Kläger hat Anspruch auf Gutschrift der umstrittenen Fahrzeiten

Der Kläger kann somit von der Beklagten die Gutschrift der umstrittenen Fahrtzeiten verlangen, soweit unter ihrer Berück­sich­tigung die vertraglich geschuldete regelmäßige Arbeitszeit überschritten wurde. Ob dies der Fall ist, konnte der Senat mangels hinreichender Feststellungen des Landes­a­r­beits­ge­richts nicht abschließend entscheiden. Die Sache ist deshalb unter Aufhebung des Berufungs­urteils zur neuen Verhandlung und Entscheidung an das Landes­a­r­beits­gericht zurückverwiesen worden.
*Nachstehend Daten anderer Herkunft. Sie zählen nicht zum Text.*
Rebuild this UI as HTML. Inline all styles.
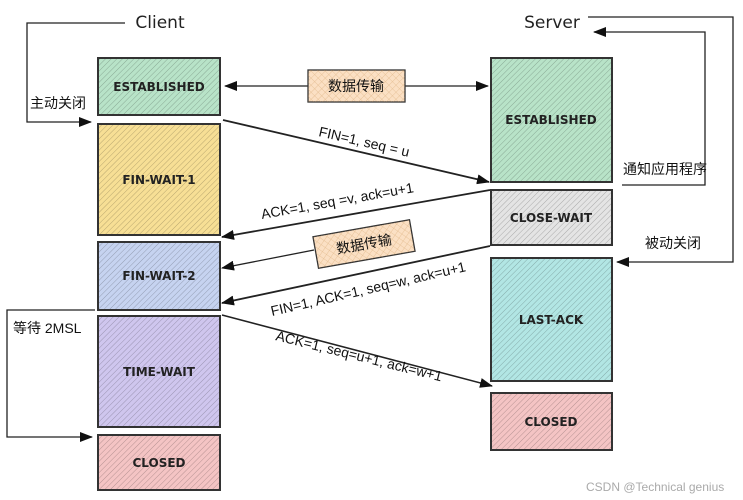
<!DOCTYPE html>
<html><head><meta charset="utf-8"><style>
html,body{margin:0;padding:0;background:#fff;}
svg{display:block;}
.st{font-family:"DejaVu Sans",sans-serif;font-size:12px;fill:#222;font-weight:bold;}
.lb{font-family:"Liberation Sans","Noto Sans CJK SC",sans-serif;font-size:14px;fill:#111;}
</style></head><body>
<svg width="743" height="500" viewBox="0 0 743 500" xmlns="http://www.w3.org/2000/svg">
<defs>
<pattern id="h" width="4" height="4" patternUnits="userSpaceOnUse" patternTransform="rotate(45)"><line x1="0" y1="0" x2="0" y2="4" stroke="#000" stroke-opacity="0.25" stroke-width="1"/></pattern>
<pattern id="x" width="5" height="5" patternUnits="userSpaceOnUse" patternTransform="rotate(45)"><path d="M0 0V5M0 0H5" stroke="#c9955a" stroke-opacity="0.5" stroke-width="0.8"/></pattern>
<marker id="a" markerWidth="13" markerHeight="10" refX="12" refY="5" orient="auto" markerUnits="userSpaceOnUse"><path d="M0 0L13 5L0 10Z" fill="#111"/></marker>
</defs>
<g stroke="#333" stroke-width="2">
<rect x="98" y="58" width="122" height="57" fill="#b8e3c8"/><rect x="98" y="58" width="122" height="57" fill="url(#h)"/>
<rect x="98" y="124" width="122" height="111" fill="#f7df95"/><rect x="98" y="124" width="122" height="111" fill="url(#h)"/>
<rect x="98" y="242" width="122" height="68" fill="#c6d3f0"/><rect x="98" y="242" width="122" height="68" fill="url(#h)"/>
<rect x="98" y="316" width="122" height="111" fill="#cfc6ee"/><rect x="98" y="316" width="122" height="111" fill="url(#h)"/>
<rect x="98" y="435" width="122" height="55" fill="#f4c4c4"/><rect x="98" y="435" width="122" height="55" fill="url(#h)"/>
<rect x="491" y="58" width="121" height="124" fill="#b8e3c8"/><rect x="491" y="58" width="121" height="124" fill="url(#h)"/>
<rect x="491" y="190" width="121" height="55" fill="#e4e4e4"/><rect x="491" y="190" width="121" height="55" fill="url(#h)"/>
<rect x="491" y="258" width="121" height="123" fill="#b2e6e4"/><rect x="491" y="258" width="121" height="123" fill="url(#h)"/>
<rect x="491" y="393" width="121" height="57" fill="#f4c4c4"/><rect x="491" y="393" width="121" height="57" fill="url(#h)"/>
</g>
<g class="st" text-anchor="middle">
<text x="159" y="91">ESTABLISHED</text>
<text x="159" y="184">FIN-WAIT-1</text>
<text x="159" y="280">FIN-WAIT-2</text>
<text x="159" y="376">TIME-WAIT</text>
<text x="159" y="467">CLOSED</text>
<text x="551" y="124">ESTABLISHED</text>
<text x="551" y="222">CLOSE-WAIT</text>
<text x="551" y="324">LAST-ACK</text>
<text x="551" y="426">CLOSED</text>
<text x="160" y="28" font-size="17" font-weight="normal">Client</text>
<text x="552" y="28" font-size="17" font-weight="normal">Server</text>
</g>
<g stroke="#222" stroke-width="1.3" fill="none">
<polyline points="125,23 27,23 27,122 91,122" marker-end="url(#a)"/>
<polyline points="588,17 733,17 733,262 617,262" marker-end="url(#a)"/>
<polyline points="622,185 705,185 705,32 594,32" marker-end="url(#a)"/>
<polyline points="95,310 7,310 7,437 92,437" marker-end="url(#a)"/>
<line x1="308" y1="86" x2="225" y2="86" marker-end="url(#a)"/>
<line x1="405" y1="86" x2="488" y2="86" marker-end="url(#a)"/>
<line x1="223" y1="120" x2="489" y2="182" stroke-width="1.8" marker-end="url(#a)"/>
<line x1="490" y1="190" x2="222" y2="237" stroke-width="1.8" marker-end="url(#a)"/>
<line x1="314" y1="250" x2="222" y2="268" marker-end="url(#a)"/>
<line x1="490" y1="246" x2="222" y2="303" stroke-width="1.8" marker-end="url(#a)"/>
<line x1="222" y1="315" x2="492" y2="386" stroke-width="1.5" marker-end="url(#a)"/>
</g>
<rect x="308" y="70" width="97" height="32" fill="#fbe0c4" stroke="#333" stroke-width="1.3"/>
<rect x="308" y="70" width="97" height="32" fill="url(#x)"/>
<text x="356" y="91" class="lb" text-anchor="middle">数据传输</text>
<g transform="rotate(-10 364 244)">
<rect x="315" y="228" width="98" height="32" fill="#fbe0c4" stroke="#333" stroke-width="1.3"/>
<rect x="315" y="228" width="98" height="32" fill="url(#x)"/>
<text x="364" y="249" class="lb" text-anchor="middle">数据传输</text>
</g>
<g class="lb">
<text x="30" y="108">主动关闭</text>
<text x="623" y="174">通知应用程序</text>
<text x="645" y="248">被动关闭</text>
<text x="13" y="333">等待 2MSL</text>
<text transform="translate(318,136) rotate(13)">FIN=1, seq = u</text>
<text transform="translate(262,219) rotate(-10)">ACK=1, seq =v, ack=u+1</text>
<text transform="translate(272,316) rotate(-13)">FIN=1, ACK=1, seq=w, ack=u+1</text>
<text transform="translate(275,340) rotate(14)">ACK=1, seq=u+1, ack=w+1</text>
</g>
<text x="586" y="491" font-family="Liberation Sans,sans-serif" font-size="12" fill="#aaa">CSDN @Technical genius</text>
</svg>
</body></html>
Die vom Berufungs­gericht erörterte Frage der Betrie­bs­ver­ein­ba­rungs­of­fenheit der arbeits­ver­trag­lichen Vereinbarung stellt sich nicht, da die Betrie­b­s­parteien mit der Regelung zur Vergütung der Fahrtzeiten in der BV die Binnenschranken der Betrie­bs­ver­fassung nicht beachtet haben und die BV aus diesem Grunde insoweit unwirksam ist.